* EXERCISE AIM
Give every line of the data again, unchanged, but with no pictures.

* SUPPLIED MATERIAL
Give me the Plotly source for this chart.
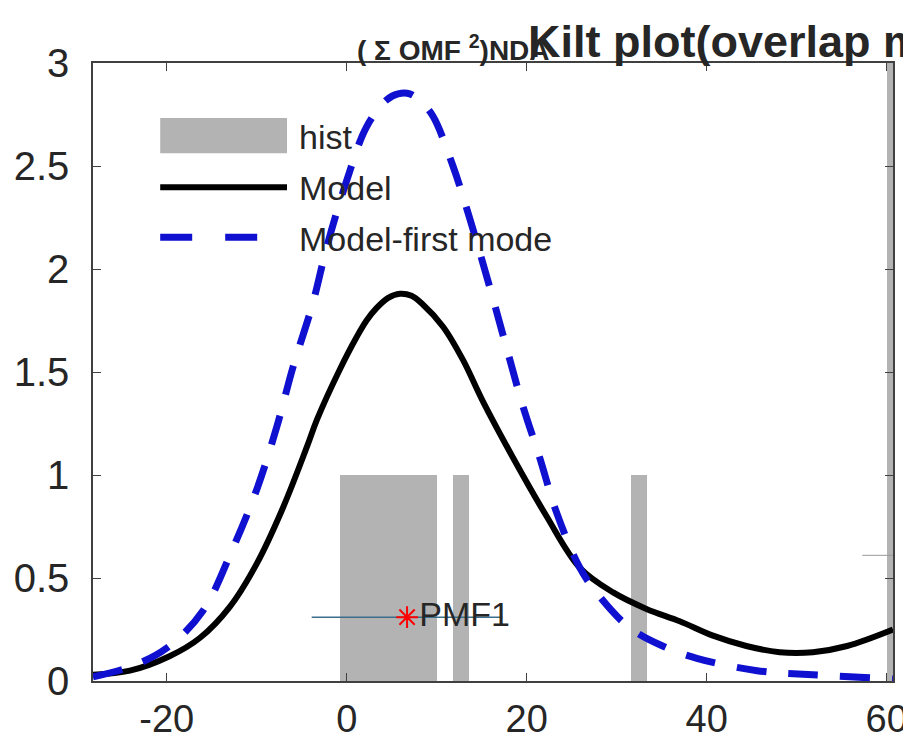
import plotly.graph_objects as go

# --- data ---
hist_centers = [0.1, 1.9, 3.7, 5.5, 7.3, 9.1, 12.7, 32.5, 61.0]
hist_widths = [1.8, 1.8, 1.8, 1.8, 1.8, 1.8, 1.8, 1.8, 2.0]
hist_counts = [1, 1, 1, 1, 1, 1, 1, 1, 4]

model_x = [-28.2, -24.1, -19.7, -16.3, -13.0, -10.0, -7.1, -4.4, -3.3, -0.8, 1.1, 2.2, 3.3,
           4.6, 5.9, 7.2, 8.4, 10.7, 12.9, 15.1, 18.4, 22.2, 25.9, 29.6, 33.3, 37.0, 40.7,
           44.4, 48.1, 51.8, 55.6, 60.7]
model_y = [0.03, 0.05, 0.12, 0.21, 0.36, 0.57, 0.84, 1.14, 1.27, 1.51, 1.67, 1.75, 1.81,
           1.86, 1.88, 1.87, 1.83, 1.72, 1.56, 1.36, 1.09, 0.80, 0.55, 0.43, 0.35, 0.29, 0.22,
           0.17, 0.14, 0.14, 0.17, 0.25]

first_x = [-28.2, -24.0, -20.0, -16.0, -12.7, -10.0, -7.8, -6.0, -3.8, -2.2, 0.0, 2.2, 4.4,
           5.7, 7.0, 8.3, 9.6, 11.8, 13.7, 15.9, 17.8, 19.6, 21.4, 23.3, 25.9, 28.1, 31.4,
           35.1, 38.9, 45.6, 51.8, 60.7]
first_y = [0.02, 0.07, 0.16, 0.34, 0.64, 0.93, 1.23, 1.52, 1.83, 2.11, 2.43, 2.69, 2.82,
           2.85, 2.85, 2.81, 2.74, 2.50, 2.24, 1.91, 1.61, 1.33, 1.09, 0.82, 0.55, 0.41, 0.26,
           0.17, 0.11, 0.05, 0.03, 0.01]

pmf_x = [6.7]
pmf_y = [0.31]
pmf_err = [10.6]
pmf_label = "PMF1"

side_x = [57.3, 60.7]
side_y = [0.61, 0.61]

x_ticks = [-20, 0, 20, 40, 60]
x_tick_text = ["-20", "0", "20", "40", "60"]
y_ticks = [0, 0.5, 1, 1.5, 2, 2.5, 3]

FONT = "Liberation Sans, Arial, sans-serif"
TXT = "#262626"
GRAY = "#b3b3b3"

fig = go.Figure()

fig.add_trace(go.Bar(x=hist_centers, y=hist_counts, width=hist_widths,
                     marker=dict(color=GRAY, line=dict(width=0)), showlegend=False))

fig.add_trace(go.Scatter(x=model_x, y=model_y, mode="lines", showlegend=False,
                         line=dict(color="black", width=6, shape="spline", smoothing=1)))

fig.add_trace(go.Scatter(x=first_x, y=first_y, mode="lines", showlegend=False,
                         line=dict(color="#1010d0", width=7, shape="spline", smoothing=1,
                                   dash="30px,22px")))

fig.add_trace(go.Scatter(x=pmf_x, y=pmf_y, mode="markers+text", showlegend=False,
                         text=[pmf_label], textposition="middle right",
                         textfont=dict(family=FONT, size=34, color=TXT),
                         error_x=dict(type="data", array=pmf_err, color="#3d6e8c",
                                      thickness=1.5, width=0),
                         marker=dict(symbol="asterisk-open", size=18, color="red",
                                     line=dict(color="red", width=2))))

fig.add_trace(go.Scatter(x=side_x, y=side_y, mode="lines", showlegend=False,
                         line=dict(color="#999999", width=1)))

# --- hand-made legend, MATLAB style (box off) ---
lx0, lx1 = 0.084, 0.2425
fig.add_shape(type="rect", xref="paper", yref="paper", x0=lx0, x1=lx1, y0=0.854, y1=0.911,
              fillcolor=GRAY, line=dict(width=0))
fig.add_shape(type="line", xref="paper", yref="paper", x0=lx0, x1=lx1, y0=0.799, y1=0.799,
              line=dict(color="black", width=6))
fig.add_shape(type="line", xref="paper", yref="paper", x0=lx0, x1=lx1, y0=0.718, y1=0.718,
              line=dict(color="#1010d0", width=7, dash="32px,33px"))
for txt, yy in [("hist", 0.881), ("Model", 0.797), ("Model-first mode", 0.716)]:
    fig.add_annotation(text=txt, xref="paper", yref="paper", x=0.255, y=yy,
                       xanchor="left", yanchor="middle", showarrow=False,
                       font=dict(family=FONT, size=34, color=TXT))

# --- overlapping title texts ---
fig.add_annotation(text="<b>( Σ OMF <sup>2</sup>)NDA</b>", xref="paper", yref="paper",
                   x=0.3275, y=1.025, xanchor="left", yanchor="middle", showarrow=False,
                   font=dict(family=FONT, size=28, color=TXT))
fig.add_annotation(text="<b>Kilt plot(overlap mode)</b>", xref="paper", yref="paper",
                   x=0.541, y=1.035, xanchor="left", yanchor="middle", showarrow=False,
                   font=dict(family=FONT, size=45, color=TXT))

axis_common = dict(showgrid=False, zeroline=False, showline=True, linecolor="#404040",
                   linewidth=1.5, mirror="ticks", ticks="inside", ticklen=8,
                   tickcolor="#404040", automargin=False)

fig.update_xaxes(range=[-28.2, 60.7], tickvals=x_ticks, ticktext=x_tick_text,
                 ticklabelstandoff=4, tickfont=dict(family=FONT, size=38, color=TXT),
                 **axis_common)
fig.update_yaxes(range=[0, 3], tickvals=y_ticks, ticklabelstandoff=14,
                 tickfont=dict(family=FONT, size=40, color=TXT), **axis_common)

# the page puts the figure 8px in from the top-left, so margins absorb that offset
fig.update_layout(width=911, height=748, margin=dict(l=85, r=26, t=55, b=75),
                  paper_bgcolor="white", plot_bgcolor="white", bargap=0, showlegend=False)

fig.write_html("out.html")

* RESPONSE TO THE EXERCISE
Give me the Plotly source for this chart.
import plotly.graph_objects as go

# --- data ---
hist_centers = [0.1, 1.9, 3.7, 5.5, 7.3, 9.1, 12.7, 32.5, 61.0]
hist_widths = [1.8, 1.8, 1.8, 1.8, 1.8, 1.8, 1.8, 1.8, 2.0]
hist_counts = [1, 1, 1, 1, 1, 1, 1, 1, 4]

model_x = [-28.2, -24.1, -19.7, -16.3, -13.0, -10.0, -7.1, -4.4, -3.3, -0.8, 1.1, 2.2, 3.3,
           4.6, 5.9, 7.2, 8.4, 10.7, 12.9, 15.1, 18.4, 22.2, 25.9, 29.6, 33.3, 37.0, 40.7,
           44.4, 48.1, 51.8, 55.6, 60.7]
model_y = [0.03, 0.05, 0.12, 0.21, 0.36, 0.57, 0.84, 1.14, 1.27, 1.51, 1.67, 1.75, 1.81,
           1.86, 1.88, 1.87, 1.83, 1.72, 1.56, 1.36, 1.09, 0.80, 0.55, 0.43, 0.35, 0.29, 0.22,
           0.17, 0.14, 0.14, 0.17, 0.25]

first_x = [-28.2, -24.0, -20.0, -16.0, -12.7, -10.0, -7.8, -6.0, -3.8, -2.2, 0.0, 2.2, 4.4,
           5.7, 7.0, 8.3, 9.6, 11.8, 13.7, 15.9, 17.8, 19.6, 21.4, 23.3, 25.9, 28.1, 31.4,
           35.1, 38.9, 45.6, 51.8, 60.7]
first_y = [0.02, 0.07, 0.16, 0.34, 0.64, 0.93, 1.23, 1.52, 1.83, 2.11, 2.43, 2.69, 2.82,
           2.85, 2.85, 2.81, 2.74, 2.50, 2.24, 1.91, 1.61, 1.33, 1.09, 0.82, 0.55, 0.41, 0.26,
           0.17, 0.11, 0.05, 0.03, 0.01]

pmf_x = [6.7]
pmf_y = [0.31]
pmf_err = [10.6]
pmf_label = "PMF1"

side_x = [57.3, 60.7]
side_y = [0.61, 0.61]

x_ticks = [-20, 0, 20, 40, 60]
x_tick_text = ["-20", "0", "20", "40", "60"]
y_ticks = [0, 0.5, 1, 1.5, 2, 2.5, 3]

FONT = "Liberation Sans, Arial, sans-serif"
TXT = "#262626"
GRAY = "#b3b3b3"

fig = go.Figure()

fig.add_trace(go.Bar(x=hist_centers, y=hist_counts, width=hist_widths,
                     marker=dict(color=GRAY, line=dict(width=0)), showlegend=False))

fig.add_trace(go.Scatter(x=model_x, y=model_y, mode="lines", showlegend=False,
                         line=dict(color="black", width=6, shape="spline", smoothing=1)))

fig.add_trace(go.Scatter(x=first_x, y=first_y, mode="lines", showlegend=False,
                         line=dict(color="#1010d0", width=7, shape="spline", smoothing=1,
                                   dash="30px,22px")))

fig.add_trace(go.Scatter(x=pmf_x, y=pmf_y, mode="markers+text", showlegend=False,
                         text=[pmf_label], textposition="middle right",
                         textfont=dict(family=FONT, size=34, color=TXT),
                         error_x=dict(type="data", array=pmf_err, color="#3d6e8c",
                                      thickness=1.5, width=0),
                         marker=dict(symbol="asterisk-open", size=18, color="red",
                                     line=dict(color="red", width=2))))

fig.add_trace(go.Scatter(x=side_x, y=side_y, mode="lines", showlegend=False,
                         line=dict(color="#999999", width=1)))

# --- hand-made legend, MATLAB style (box off) ---
lx0, lx1 = 0.084, 0.2425
fig.add_shape(type="rect", xref="paper", yref="paper", x0=lx0, x1=lx1, y0=0.854, y1=0.911,
              fillcolor=GRAY, line=dict(width=0))
fig.add_shape(type="line", xref="paper", yref="paper", x0=lx0, x1=lx1, y0=0.799, y1=0.799,
              line=dict(color="black", width=6))
fig.add_shape(type="line", xref="paper", yref="paper", x0=lx0, x1=lx1, y0=0.718, y1=0.718,
              line=dict(color="#1010d0", width=7, dash="32px,33px"))
for txt, yy in [("hist", 0.881), ("Model", 0.797), ("Model-first mode", 0.716)]:
    fig.add_annotation(text=txt, xref="paper", yref="paper", x=0.255, y=yy,
                       xanchor="left", yanchor="middle", showarrow=False,
                       font=dict(family=FONT, size=34, color=TXT))

# --- overlapping title texts ---
fig.add_annotation(text="<b>( Σ OMF <sup>2</sup>)NDA</b>", xref="paper", yref="paper",
                   x=0.3275, y=1.025, xanchor="left", yanchor="middle", showarrow=False,
                   font=dict(family=FONT, size=28, color=TXT))
fig.add_annotation(text="<b>Kilt plot(overlap mode)</b>", xref="paper", yref="paper",
                   x=0.541, y=1.035, xanchor="left", yanchor="middle", showarrow=False,
                   font=dict(family=FONT, size=45, color=TXT))

axis_common = dict(showgrid=False, zeroline=False, showline=True, linecolor="#404040",
                   linewidth=1.5, mirror="ticks", ticks="inside", ticklen=8,
                   tickcolor="#404040", automargin=False)

fig.update_xaxes(range=[-28.2, 60.7], tickvals=x_ticks, ticktext=x_tick_text,
                 ticklabelstandoff=4, tickfont=dict(family=FONT, size=38, color=TXT),
                 **axis_common)
fig.update_yaxes(range=[0, 3], tickvals=y_ticks, ticklabelstandoff=14,
                 tickfont=dict(family=FONT, size=40, color=TXT), **axis_common)

# the page puts the figure 8px in from the top-left, so margins absorb that offset
fig.update_layout(width=911, height=748, margin=dict(l=85, r=26, t=55, b=75),
                  paper_bgcolor="white", plot_bgcolor="white", bargap=0, showlegend=False)

fig.write_html("out.html")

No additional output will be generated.